The launch of a six-court municipal tennis complex in an underserved neighborhood highlighted the WTA Legend Ambassador program during the recent AKRON WTA Finals Guadalajara with Chris Evert in attendance as special guest.
Before trading ceremonial balls with a group of children, Evert gave a speech in which she reflected on the successful staging of the WTA’s crown jewel event in Mexico’s second largest city, and the equally vital mission to open the sport to people of all ages and from all walks of life.
“All eyes in the tennis world are on Guadalajara this week, with the best eight women in the world playing, and you should be very proud that it’s taking place in your beautiful city,” said Evert, the winner of 18 Grand Slam singles titles.

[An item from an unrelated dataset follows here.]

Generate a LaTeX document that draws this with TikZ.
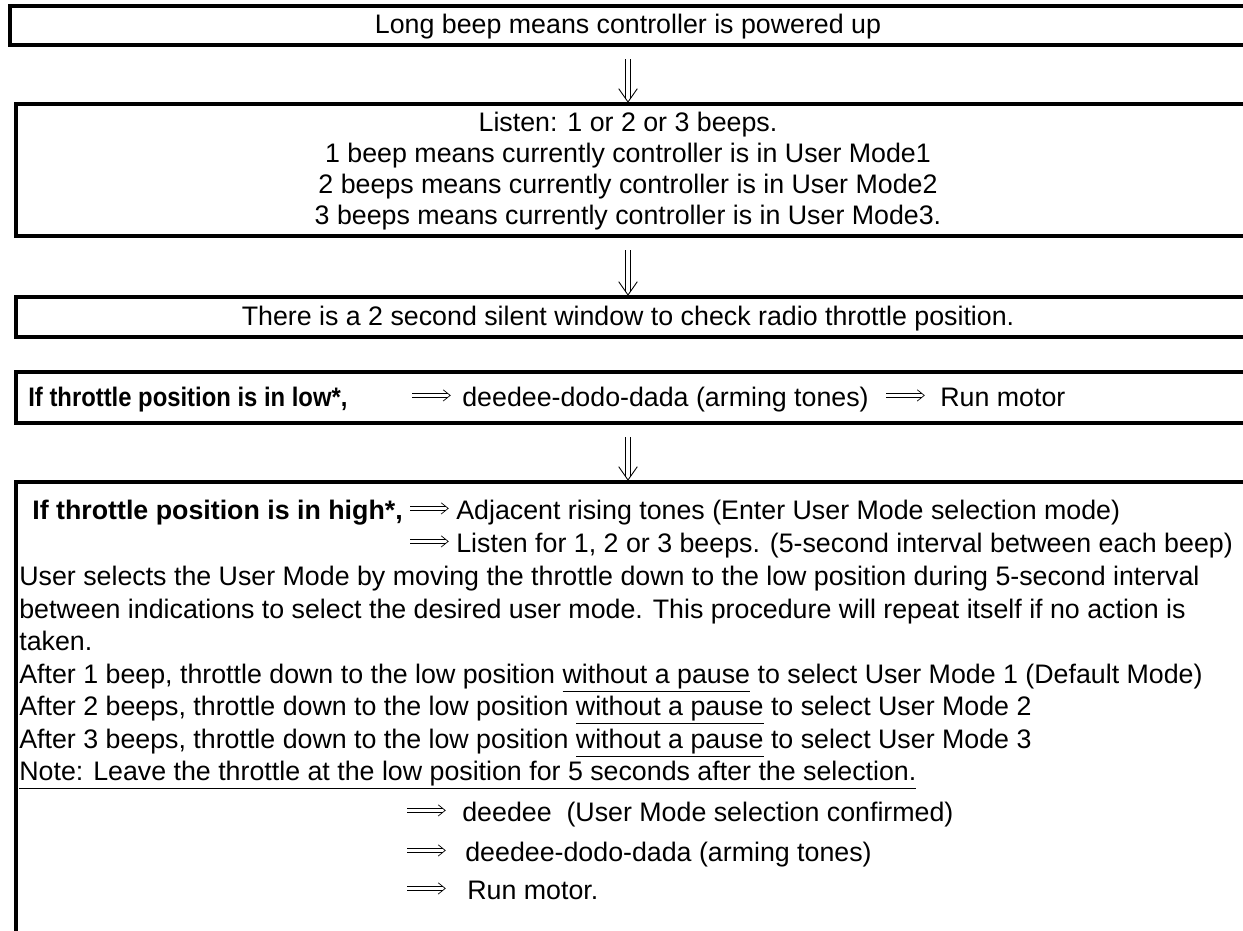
\documentclass[tikz,border=0pt]{standalone}
\usepackage{fontspec,graphicx}
\setmainfont{Liberation Sans}
\usetikzlibrary{arrows.meta,positioning,decorations.markings}
\newcommand{\thenarr}{\tikz[baseline=-0.75ex]{\draw[line width=0.4pt,double,double distance=1.6pt,shorten >=1.5pt](0,0)--(21.5pt,0);
  \draw[line width=0.4pt](17.5pt,3.2pt)--(21.5pt,0)--(17.5pt,-3.2pt);}}

\begin{document}
\begin{tikzpicture}[x=0.02cm,y=-0.02cm,
  box/.style={draw,line width=2.3pt,anchor=north west,minimum width=26cm,inner sep=0pt},
  txt/.style={font=\fontsize{15.24}{18.5}\selectfont,inner sep=0pt,anchor=base west},
  ctxt/.style={txt,anchor=base},
  down/.style={double,double distance=2.2pt,line width=0.45pt,shorten <=7pt,shorten >=2.2pt},
  downhead/.style={decoration={markings,mark=at position 1 with {\draw[line width=0.5pt] (-7.6pt,5.3pt) -- (0,0) -- (-7.6pt,-5.3pt);}},decorate}]
  \clip (0,0) rectangle (1243,930);
  % Boxes
  \node[box,minimum height=0.78cm] (powerup) at (8,4) {};
  \node[box,minimum height=2.64cm] (listen) at (14,102) {};
  \node[box,minimum height=0.8cm] (silent) at (14,295) {};
  \node[box,minimum height=1.02cm] (lowthr) at (14,370) {};
  \node[box,minimum height=10.4cm] (highthr) at (14,480) {};
  % Power up
  \node[ctxt] (powtxt) at (628,33) {Long beep means controller is powered up};
  % User mode beeps
  \node[ctxt] (lis1) at (628,131) {Listen: 1 or 2 or 3 beeps.};
  \node[ctxt] (lis2) at (628,162) {1 beep means currently controller is in User Mode1};
  \node[ctxt] (lis3) at (628,193) {2 beeps means currently controller is in User Mode2};
  \node[ctxt] (lis4) at (628,224) {3 beeps means currently controller is in User Mode3.};
  % Silent window
  \node[ctxt] (siltxt) at (628,325) {There is a 2 second silent window to check radio throttle position.};
  % Throttle low
  \node[txt] (lowif) at (28,406) {\scalebox{0.89}[1]{\textbf{If throttle position is in low*,}}};
  \node[txt] (lowa1) at (410,406) {\thenarr};
  \node[txt] (lowarm) at (462,406) {deedee-dodo-dada (arming tones)};
  \node[txt] (lowa2) at (884,406) {\thenarr};
  \node[txt] (lowrun) at (940,406) {Run motor};
  % Throttle high
  \node[txt] (hiif) at (32,519) {\textbf{If throttle position is in high*,}};
  \node[txt] (hia1) at (408,519) {\thenarr};
  \node[txt] (hiris) at (456,519) {Adjacent rising tones (Enter User Mode selection mode)};
  \node[txt] (hia2) at (408,552) {\thenarr};
  \node[txt] (hilis) at (456,552) {Listen for 1, 2 or 3 beeps. (5-second interval between each beep)};
  \node[txt] (hisel1) at (19,585) {User selects the User Mode by moving the throttle down to the low position during 5-second interval};
  \node[txt] (hisel2) at (19,618) {between indications to select the desired user mode. This procedure will repeat itself if no action is};
  \node[txt] (hisel3) at (19,650) {taken.};
  \node[txt] (hib1) at (19,683) {After 1 beep, throttle down to the low position \underline{without a pause} to select User Mode 1 (Default Mode)};
  \node[txt] (hib2) at (19,715) {After 2 beeps, throttle down to the low position \underline{without a pause} to select User Mode 2};
  \node[txt] (hib3) at (19,748) {After 3 beeps, throttle down to the low position \underline{without a pause} to select User Mode 3};
  \node[txt] (hinote) at (19,780) {\underline{Note: Leave the throttle at the low position for 5 seconds after the selection.}};
  \node[txt] (hia3) at (405,821) {\thenarr};
  \node[txt] (hiconf) at (462,821) {deedee~ (User Mode selection confirmed)};
  \node[txt] (hia4) at (405,861) {\thenarr};
  \node[txt] (hiarm) at (465,861) {deedee-dodo-dada (arming tones)};
  \node[txt] (hia5) at (405,899) {\thenarr};
  \node[txt] (hirun) at (467,899) {Run motor.};
  % Down arrows
  \draw[down] (powtxt |- powerup.south) -- (powtxt |- listen.north);
  \path[downhead] (powtxt |- powerup.south) -- (powtxt |- listen.north);
  \draw[down] (powtxt |- listen.south) -- (powtxt |- silent.north);
  \path[downhead] (powtxt |- listen.south) -- (powtxt |- silent.north);
  \draw[down] (powtxt |- lowthr.south) -- (powtxt |- highthr.north);
  \path[downhead] (powtxt |- lowthr.south) -- (powtxt |- highthr.north);
\end{tikzpicture}
\end{document}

“But that’s the elite level, and we’re here today to celebrate something just as important – tennis at the grass roots.
“A lot of kids want to play tennis, but it can be a very expensive sport, so it’s just great the community and government have come together to help financially. I’m particularly pleased that the Jalisco Tennis Association, through various programs, is focused on encouraging everyone to play this great game of ours.”
Touched by the decision of local authorities to name the new center’s main court "Cancha Chris Evert," the former No.1, who grew up on the courts of Holiday Park in Fort Lauderdale, Florida, with her father Jimmy as coach, noted her affinity for public tennis facilities.
“I understand how important these kinds of initiatives are to really give kids a chance to fulfill their dreams,” she said.
“Tennis is not only about becoming No.1 or being on the WTA Tour or ATP Tour. It can have such a powerful impact on every aspect of one’s life – our physical, mental and emotional wellbeing, self-confidence, social skills. When I look at you kids here today, forming friendships, communicating, maybe even working towards a college scholarship one day, I’m just thrilled to know that it’s all going to take place on these courts.
“I feel this facility can be a true legacy of the first WTA Finals to be held in Latin America, especially for girls and for women, and I’m truly honored that this court will have my name on it.”